Critically consider evolutionary explanations for human intelligence
Intelligence is a hard word to define. Eysenck defined intelligence as ‘the all-round mental abilities or thinking skills either of human or of lower species.’ These include problem solving, reasoning, predicting events, memory and language. Another definition of intelligence is ‘the ability to adapt, survive and thrive in response to changing environmental demands. Taking both these definitions of intelligence, we can deduce that human intelligence must be a development from the lower species, and the greater the ability to problem solve, reason, predict events, remember and use language the more evolved the intelligence.
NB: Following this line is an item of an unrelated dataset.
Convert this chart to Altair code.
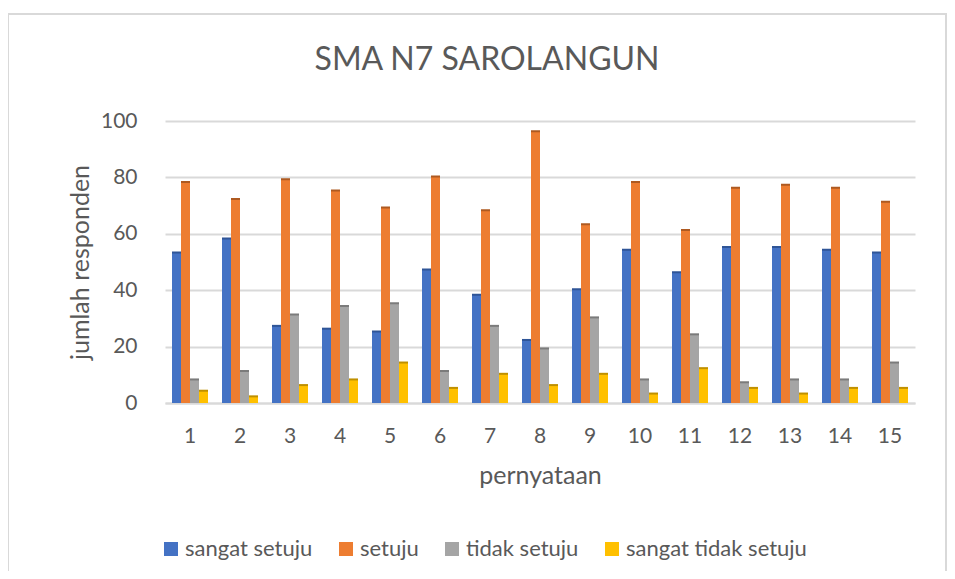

Evolutionary explanations for intelligence fall into two categories – the ecological explanation and the social explanation. The ecological explanation looks at and measures intelligence in terms of ability to find and obtain food, using tools and hunting. Animals with more advanced cognitive maps (i.e. those with better memories for where food can be found or is stored) will do better and be more likely to survive than those animals with less advanced cognitive maps, and therefore the lesser cognitive maps will be selected out. Humans have large brains for their bodies, and this must be of some evolutionary advantage. It has been argued that these large brains are to house extremely complicated cognitive maps. However this cannot be the case, as animals with smaller brains have just as complicated cognitive maps, and some animals with larger brains have less complicated ones. Byrne (1995) stated that there is no correlation between neocortex ratio and the complexity of the environment or larger the area for foraging.